Once you build your custom UDF with the prompt, you can pass that prompt into the
ai_generate_text_default built-in Impala function.
Example: Classify input customer reviews
The following UDF uses the Amazon book reviews database as the input and requests the LLM
to classify the sentiment.
Classify input customer reviews:
IMPALA_UDF_EXPORT
StringVal ClassifyReviewsDefault(FunctionContext* context, const
StringVal& input) {
std::string request =
std::string("Classify the following review as positive, neutral,
or negative")
+ std::string(" and only include the uncapitalized category in
the response: ")
+ std::string(reinterpret_cast<const char*>(input.ptr),
input.len);
StringVal prompt(request.c_str());
return context->Functions()->ai_generate_text_default(context,
prompt);
}
Now you can define these prompt building UDF and build them in Impala. Once you have them
running, you can query your data sets using them.
Creating analyze_reviews function:
> CREATE FUNCTION analyze_reviews(STRING)
RETURNS STRING
LOCATION ‘s3a://dw-...............
SYMBOL=’ClassifyReviews
Using SELECT query for Sentiment analysis to classify Amazon book reviews
> SELECT customer_id, star_rating, analyze_reviews(review_body) AS
review_analysis, review_body from amazon_book_reviews where
product_title=’Artificial Superintelligence’ order by customer_id;
Configuring the JCEKS keystore for
Impala AI integration
Learn to configure the JCEKS keystore for AI functions in Impala, including setting the keystore
file location and updating Cloudera Data Warehouse settings. This ensures secure storage and
management of API keys, facilitating a secure and efficient AI integration within data workflows.
1. Log in to the Cloudera Data Warehouse service as an administrator.
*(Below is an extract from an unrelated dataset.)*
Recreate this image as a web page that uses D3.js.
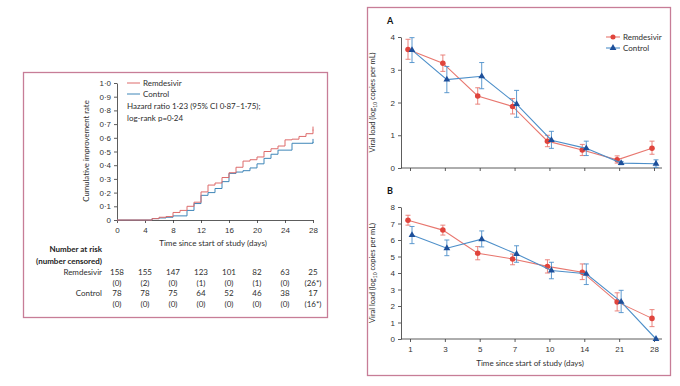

2. Go to Impala Virtual Warehouse→→ Edit→Configurations→Impala coordinator and
select hadoop-core-site-default-warehouse from the Configuration files
drop-down list.
3. Set the value of the hadoop.security.credential.provider.path property to
[***FILE PATH***].localjceks.
4. Go to the Impala executor tab and select
hadoop-core-site-default-warehouse from the Configuration files drop-down
list.
5. Set the value of the hadoop.security.credential.provider.path property to
[***FILE PATH***].localjceks.
6. Restart the Impala Virtual Warehouse.